Turning to the state, the court asked the state to focus on the questions of the impact of Markell on standing; if the evidence the Leagues has offered on the potential negative effects of sports betting is sufficient to constitute the identifiable trifle required for standing; and can PASPA confer standing on its own. The state argued that the Supreme Court has identified standing as an “irreducible minimum” and a “hard floor,” and that standing is particularly important in cases where a federal court is being asked to consider the constitutionality of a statute, because a lack of standing avoids a situation where a federal court has to determine the constitutionality of acts of the other branches of government. The state cited several Supreme Court cases construing narrowly attempts by Congress to assign standing.
The state argued that just because Congress created a cause of action in PASPA, there must still be standing established before a party can bring an action, and that while standing might only require a trifle, that trifle must be an actual, identifiable, particularized, concrete injury. Damage to the perception of an event, the state argues, is simply not enough to create a concrete injury – otherwise, the concept of standing would be much broader. The state went on to argue that the Leagues cannot overcome the fact that there is a huge sports betting industry, both in Nevada and illegally; the Leagues have never claimed harm based on the prevalence of NCAA tournament brackets, for example.
The court asked about the fact that the Leagues submitted a study that said 17% of their fans would spend money on NBA sporting events if there were a team in Las Vegas.
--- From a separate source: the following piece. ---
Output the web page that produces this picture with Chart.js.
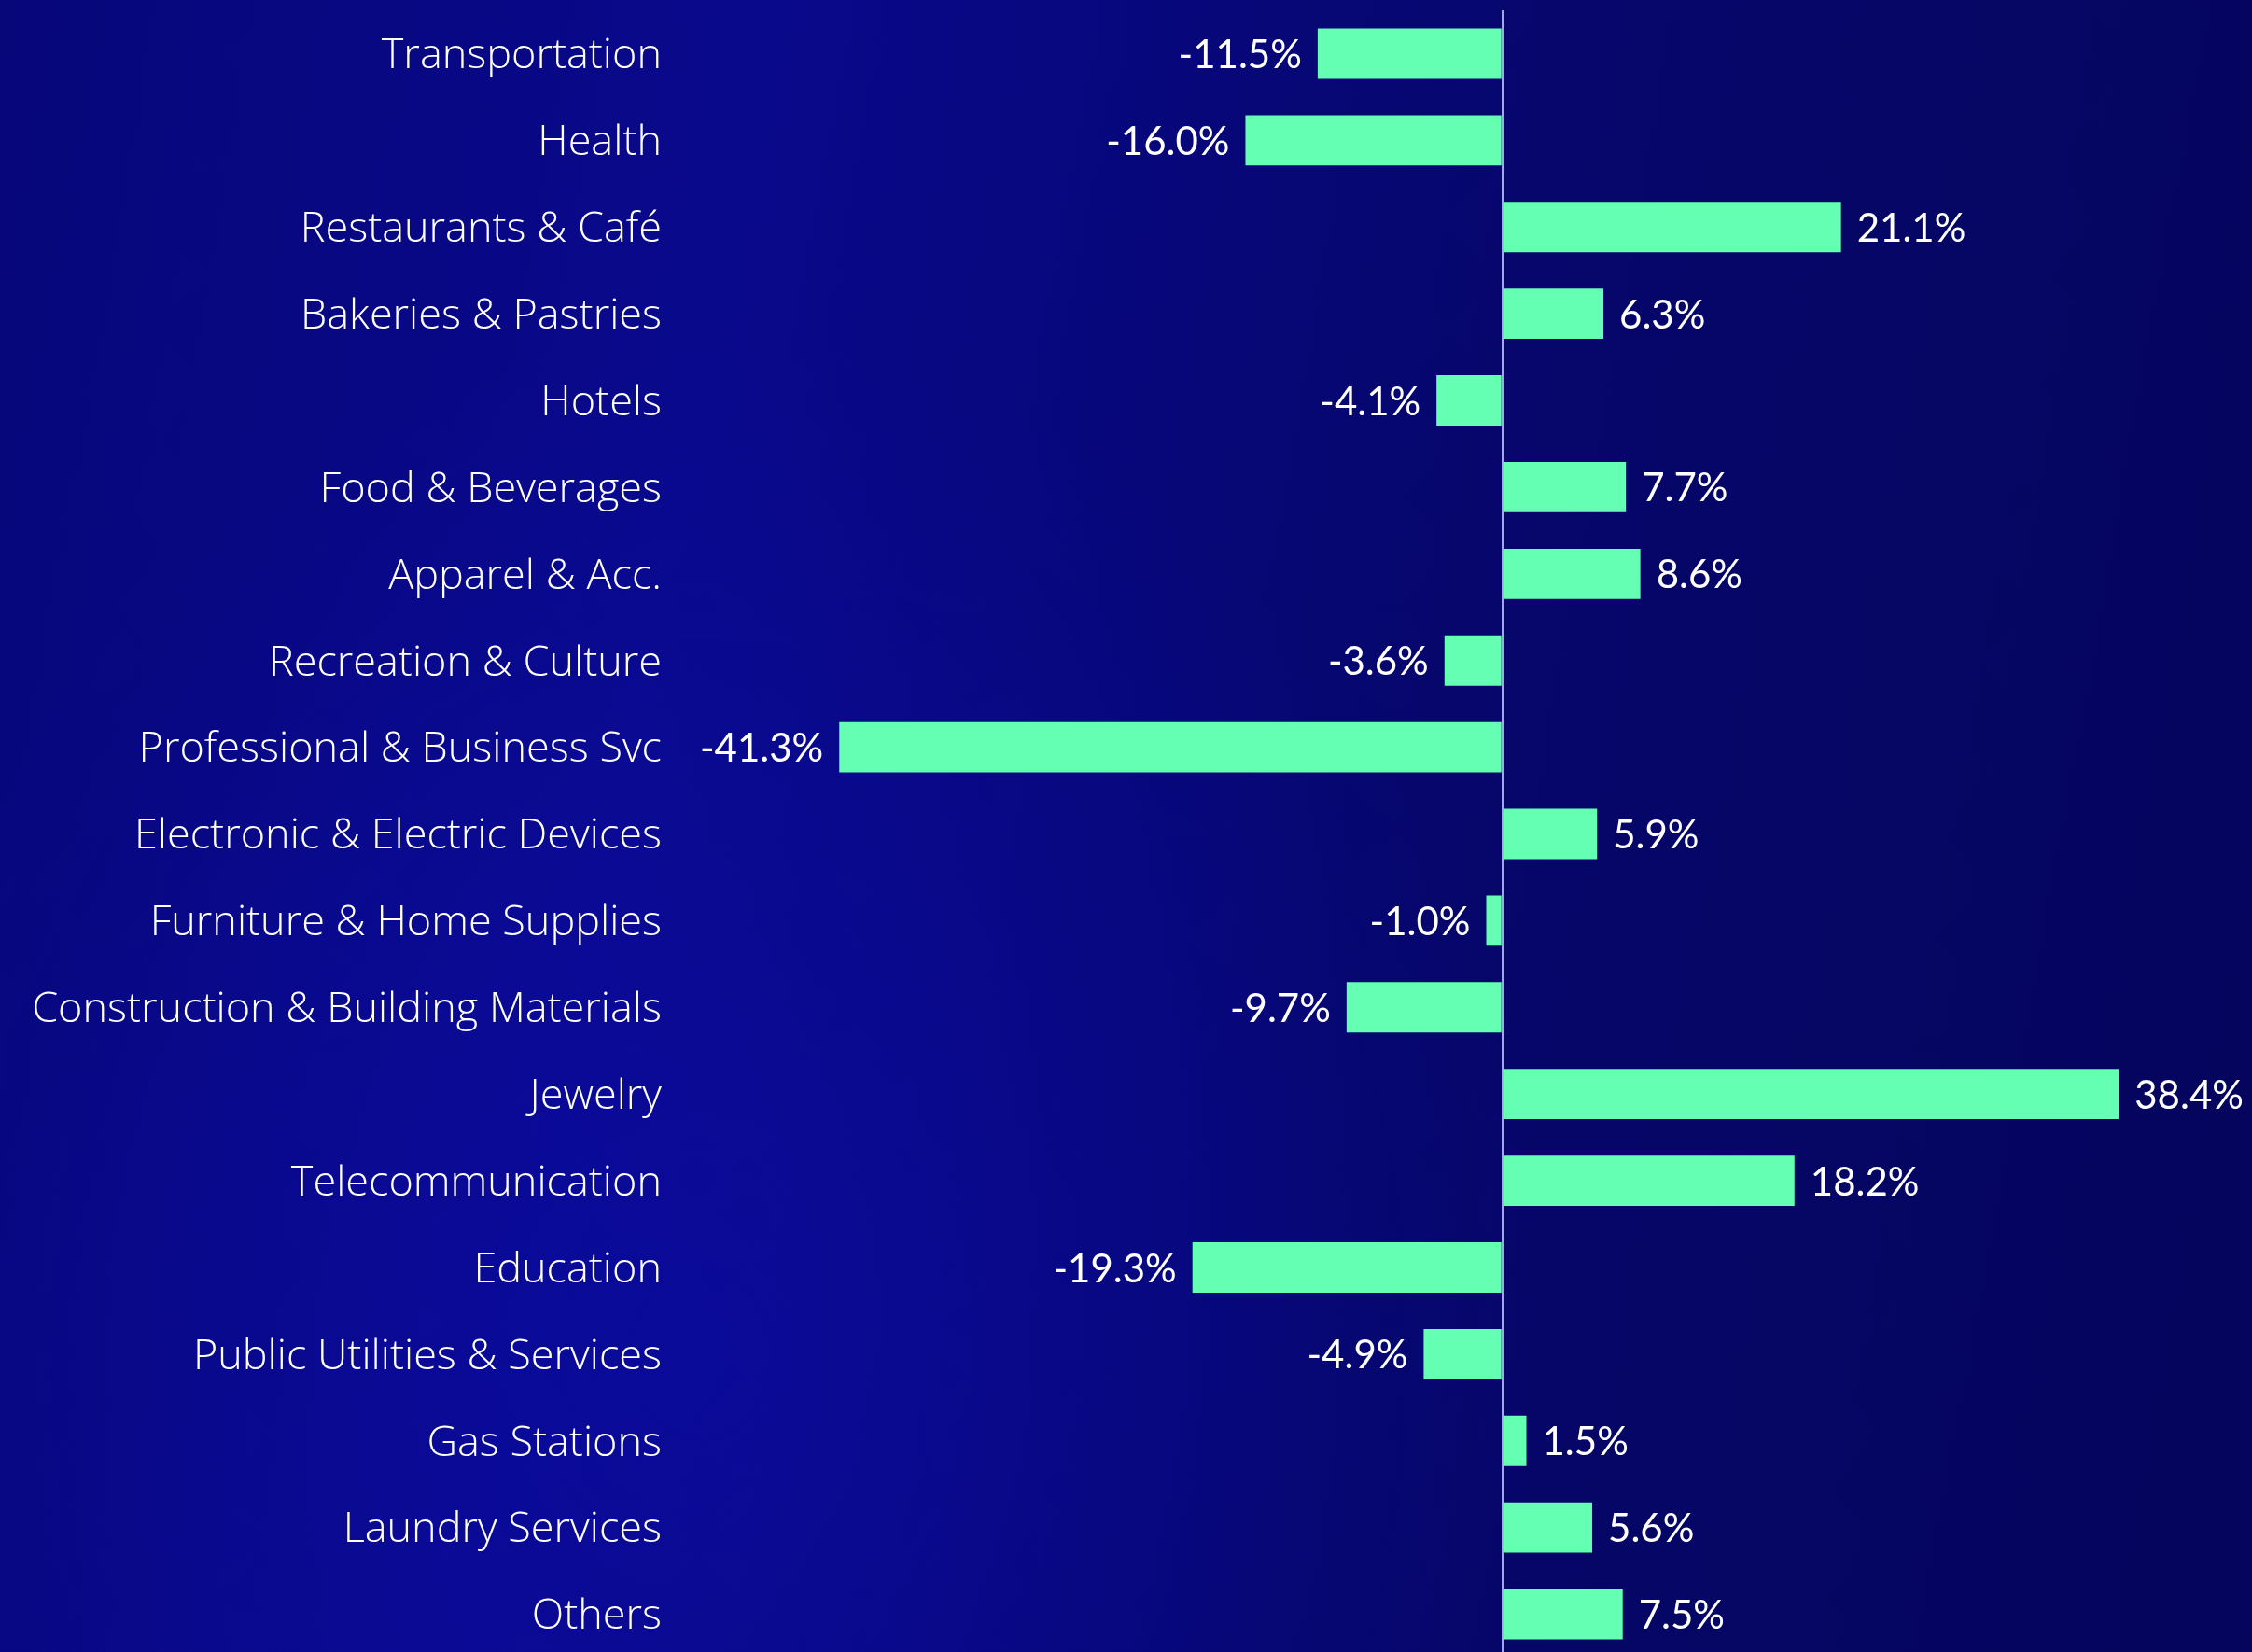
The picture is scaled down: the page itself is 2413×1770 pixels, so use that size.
<!DOCTYPE html>
<html>
<head>
<meta charset="utf-8">
<script src="https://cdn.jsdelivr.net/npm/chart.js@4.4.1/dist/chart.umd.min.js"></script>
<style>
  html, body { margin: 0; padding: 0; overflow: hidden; width: 2413px; height: 1770px; }
  body {
    background:
      radial-gradient(ellipse 900px 1100px at 750px 1450px, rgba(12,12,170,0.55), rgba(12,12,170,0) 100%),
      linear-gradient(100deg, #07077a 0%, #09098c 30%, #06066c 62%, #05055c 100%);
  }
  #wrap { position: absolute; left: 0; top: 0; width: 2413px; height: 1778px; }
</style>
</head>
<body>
<div id="wrap"><canvas id="c" width="2413" height="1778"></canvas></div>
<script>
const categories = [
  "Transportation", "Health", "Restaurants & Café", "Bakeries & Pastries", "Hotels",
  "Food & Beverages", "Apparel & Acc.", "Recreation & Culture", "Professional & Business Svc",
  "Electronic & Electric Devices", "Furniture & Home Supplies", "Construction & Building Materials",
  "Jewelry", "Telecommunication", "Education", "Public Utilities & Services", "Gas Stations",
  "Laundry Services", "Others"
];
const growth = [
  -11.5, -16.0, 21.1, 6.3, -4.1,
  7.7, 8.6, -3.6, -41.3,
  5.9, -1.0, -9.7,
  38.4, 18.2, -19.3, -4.9, 1.5,
  5.6, 7.5
];
const barColor = "#64ffb2";
const textColor = "#ffffff";
const axisColor = "#a8a8d8";
const labelFont = "'Open Sans', sans-serif";
const valueFont = "Lato, 'Open Sans', sans-serif";

const valueLabels = {
  id: "valueLabels",
  afterDatasetsDraw(chart) {
    const ctx = chart.ctx;
    const meta = chart.getDatasetMeta(0);
    ctx.save();
    ctx.font = "400 42px " + valueFont;
    ctx.fillStyle = textColor;
    ctx.textBaseline = "middle";
    meta.data.forEach((bar, i) => {
      const v = growth[i];
      const txt = v.toFixed(1) + "%";
      if (v < 0) {
        ctx.textAlign = "right";
        ctx.fillText(txt, bar.x - 17, bar.y + 2);
      } else {
        ctx.textAlign = "left";
        ctx.fillText(txt, bar.x + 17, bar.y + 2);
      }
    });
    ctx.restore();
  }
};

new Chart(document.getElementById("c"), {
  type: "bar",
  data: {
    labels: categories,
    datasets: [{
      data: growth,
      backgroundColor: barColor,
      borderWidth: 0,
      categoryPercentage: 1.0,
      barPercentage: 0.58
    }]
  },
  options: {
    indexAxis: "y",
    responsive: false,
    animation: false,
    devicePixelRatio: 1,
    layout: { padding: { top: 11, bottom: 2, left: 0, right: 12 } },
    plugins: { legend: { display: false }, tooltip: { enabled: false } },
    scales: {
      x: {
        min: -48, max: 46,
        ticks: { display: false, stepSize: 2 },
        border: { display: false },
        grid: {
          drawTicks: false,
          lineWidth: 2,
          color: (c) => (c.tick && c.tick.value === 0 ? axisColor : "rgba(0,0,0,0)")
        },
        afterFit(scale) { scale.height = 0; scale.paddingLeft = 0; scale.paddingRight = 0; }
      },
      y: {
        border: { display: false },
        grid: { display: false, drawTicks: false },
        ticks: {
          color: textColor,
          padding: 75,
          labelOffset: 3,
          font: { family: labelFont, size: 45, weight: "300" }
        },
        afterFit(scale) { scale.width = 784; scale.paddingTop = 0; scale.paddingBottom = 0; }
      }
    }
  },
  plugins: [valueLabels]
});
</script>
</body>
</html>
While questioning that study, the state argued that the study did not differentiate between legal or illegal sports wagering, and posed the question of under what circumstances is a game more likely to be fixed – with a regulated gaming industry or an unregulated black market? The state argued that undue influence arises as a result of the illegal industry, not the legal industry.
The court asked whether the Markell case necessarily meant that the Leagues have standing. The state responded that standing was simply not briefed or argued in that case, and thus it is of no precedential value on the question of standing.
Turning back to harm, the state argued that the Leagues are not actually arguing in opposition to sports betting – they are arguing in opposition to the regulation of sports betting. The Leagues have conceded that PASPA does not prohibit a state from withdrawing prohibitions on sports gambling. New Jersey could, therefore, repeal the portions of its criminal law that make it unlawful to bet on sports, and PASPA would not prohibit those wagers. What PASPA does prohibit, however, is actions by the state to regulate those wagers. The state argues that this is nonsensical, positing that it is better to have an illegal industry be regulated by the state rather than allow that illegal industry to proliferate. Thus, the state argues, the Leagues have not shown any harm that would result from state regulation of sports wagering, which is what is actually at stake in this litigation. Finally, the state reiterated that a finding by Congress does not substitute for the court’s independent duty to examine standing.
The court took the matter under advisement and stated that a written ruling would be issued by Friday, December 21.